[start INFORMATION GIVEN]
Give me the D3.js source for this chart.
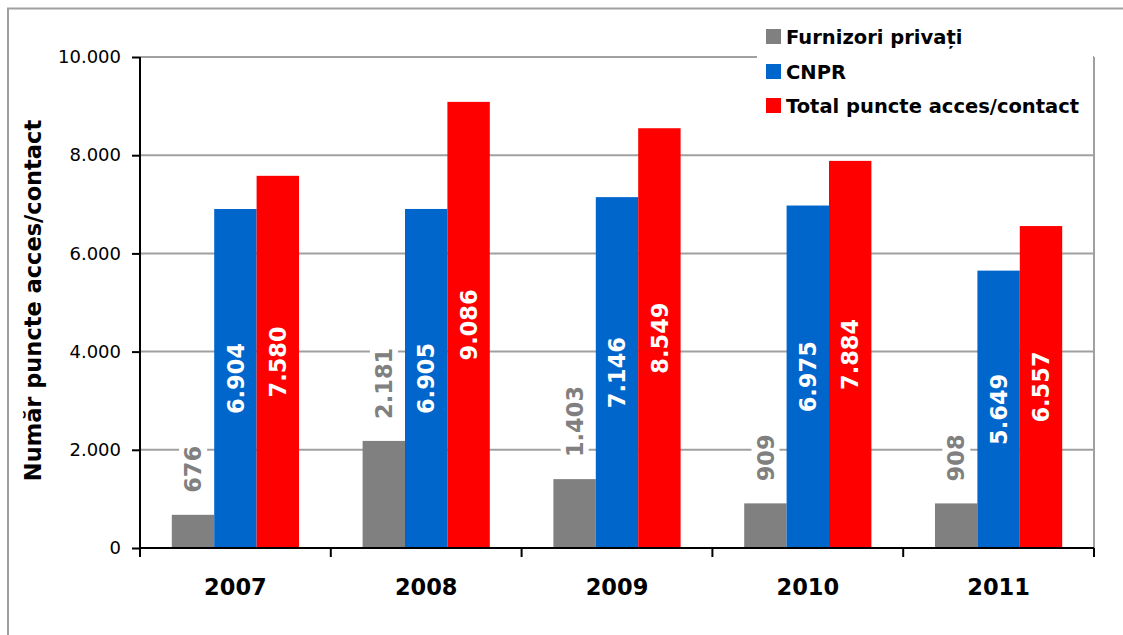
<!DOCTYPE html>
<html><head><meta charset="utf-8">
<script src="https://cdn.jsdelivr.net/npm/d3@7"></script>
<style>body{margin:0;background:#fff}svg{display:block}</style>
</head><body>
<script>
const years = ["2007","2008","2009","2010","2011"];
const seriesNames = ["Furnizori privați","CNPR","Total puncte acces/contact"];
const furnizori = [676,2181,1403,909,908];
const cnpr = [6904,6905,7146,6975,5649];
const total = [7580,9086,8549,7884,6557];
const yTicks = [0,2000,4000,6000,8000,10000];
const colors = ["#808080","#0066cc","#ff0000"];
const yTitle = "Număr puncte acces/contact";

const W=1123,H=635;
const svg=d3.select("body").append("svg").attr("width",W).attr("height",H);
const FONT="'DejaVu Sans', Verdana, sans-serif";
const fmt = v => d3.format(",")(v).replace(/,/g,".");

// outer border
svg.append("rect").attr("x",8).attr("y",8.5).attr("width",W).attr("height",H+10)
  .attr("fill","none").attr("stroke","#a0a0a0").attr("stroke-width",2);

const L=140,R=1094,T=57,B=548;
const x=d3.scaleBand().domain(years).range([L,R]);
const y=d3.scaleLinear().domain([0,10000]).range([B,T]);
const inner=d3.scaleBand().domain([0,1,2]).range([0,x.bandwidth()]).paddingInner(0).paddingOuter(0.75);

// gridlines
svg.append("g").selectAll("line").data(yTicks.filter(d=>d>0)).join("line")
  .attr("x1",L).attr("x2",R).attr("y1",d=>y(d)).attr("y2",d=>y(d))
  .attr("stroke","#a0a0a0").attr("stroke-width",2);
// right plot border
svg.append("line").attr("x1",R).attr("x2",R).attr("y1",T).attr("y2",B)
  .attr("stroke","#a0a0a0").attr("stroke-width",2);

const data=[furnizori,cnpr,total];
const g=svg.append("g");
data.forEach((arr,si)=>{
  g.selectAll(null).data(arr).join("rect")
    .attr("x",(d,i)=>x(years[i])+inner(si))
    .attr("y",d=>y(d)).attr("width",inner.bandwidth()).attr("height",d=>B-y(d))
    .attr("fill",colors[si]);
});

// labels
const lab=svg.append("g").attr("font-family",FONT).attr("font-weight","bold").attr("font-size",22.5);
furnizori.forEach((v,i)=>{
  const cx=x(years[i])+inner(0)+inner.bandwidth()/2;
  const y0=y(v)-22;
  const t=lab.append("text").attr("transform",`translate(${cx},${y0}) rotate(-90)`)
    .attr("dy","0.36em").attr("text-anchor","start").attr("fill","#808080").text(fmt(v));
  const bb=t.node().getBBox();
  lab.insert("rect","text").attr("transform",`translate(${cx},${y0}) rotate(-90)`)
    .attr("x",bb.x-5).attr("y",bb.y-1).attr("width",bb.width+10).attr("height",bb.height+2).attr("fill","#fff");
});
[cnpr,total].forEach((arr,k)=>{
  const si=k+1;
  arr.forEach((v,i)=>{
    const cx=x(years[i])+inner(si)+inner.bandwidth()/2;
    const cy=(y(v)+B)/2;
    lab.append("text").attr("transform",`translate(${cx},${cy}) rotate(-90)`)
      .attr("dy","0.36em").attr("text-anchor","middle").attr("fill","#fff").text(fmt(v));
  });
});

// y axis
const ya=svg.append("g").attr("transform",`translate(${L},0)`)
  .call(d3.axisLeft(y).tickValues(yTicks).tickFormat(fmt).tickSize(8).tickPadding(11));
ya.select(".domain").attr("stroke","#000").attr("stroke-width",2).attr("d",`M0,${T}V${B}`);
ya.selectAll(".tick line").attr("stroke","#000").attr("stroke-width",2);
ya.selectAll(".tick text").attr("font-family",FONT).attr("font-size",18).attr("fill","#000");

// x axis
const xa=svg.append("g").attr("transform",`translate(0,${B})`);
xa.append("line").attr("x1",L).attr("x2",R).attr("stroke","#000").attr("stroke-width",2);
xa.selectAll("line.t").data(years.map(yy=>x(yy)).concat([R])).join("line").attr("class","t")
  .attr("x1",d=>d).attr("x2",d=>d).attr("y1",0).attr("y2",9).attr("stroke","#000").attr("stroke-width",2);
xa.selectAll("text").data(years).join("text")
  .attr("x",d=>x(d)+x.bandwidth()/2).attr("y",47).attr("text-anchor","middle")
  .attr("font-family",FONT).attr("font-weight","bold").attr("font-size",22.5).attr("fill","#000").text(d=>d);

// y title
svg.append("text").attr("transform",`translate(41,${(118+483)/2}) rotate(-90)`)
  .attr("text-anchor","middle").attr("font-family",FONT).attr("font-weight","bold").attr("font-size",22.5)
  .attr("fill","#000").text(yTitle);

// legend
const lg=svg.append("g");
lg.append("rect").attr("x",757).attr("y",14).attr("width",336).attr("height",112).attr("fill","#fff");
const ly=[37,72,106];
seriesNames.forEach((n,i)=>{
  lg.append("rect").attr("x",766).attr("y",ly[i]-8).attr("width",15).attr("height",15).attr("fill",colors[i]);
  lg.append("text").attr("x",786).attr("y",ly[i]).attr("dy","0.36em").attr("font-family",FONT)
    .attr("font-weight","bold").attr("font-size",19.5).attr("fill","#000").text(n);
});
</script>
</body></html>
[end INFORMATION GIVEN]
[start INFORMATION GIVEN]
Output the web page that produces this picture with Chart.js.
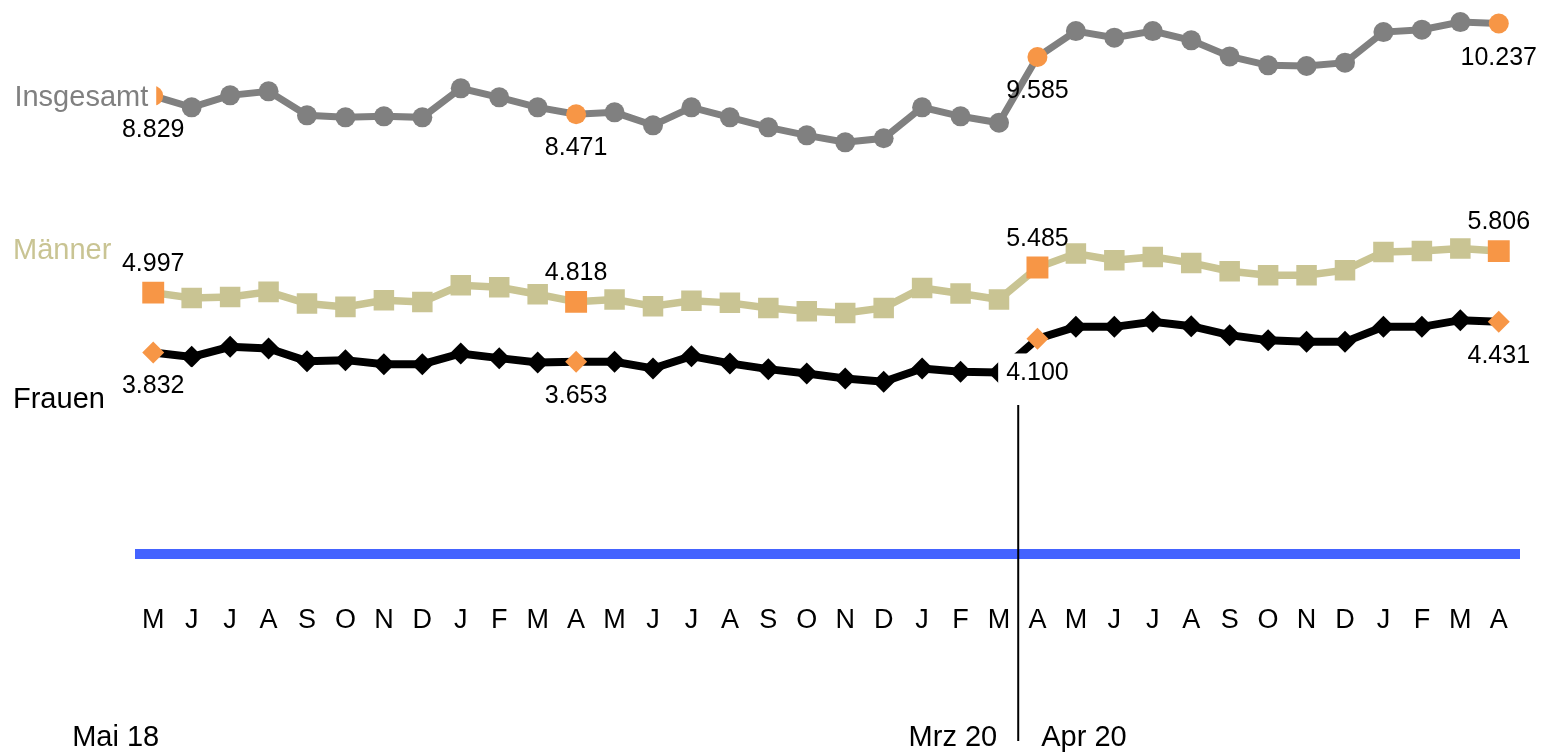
[end INFORMATION GIVEN]
▶ **YOUR GOAL**
Show the lines of the records that contain the word "this".

▶ **THE COMPLETED TASK**
Give me the D3.js source for this chart.
Output the web page that produces this picture with Chart.js.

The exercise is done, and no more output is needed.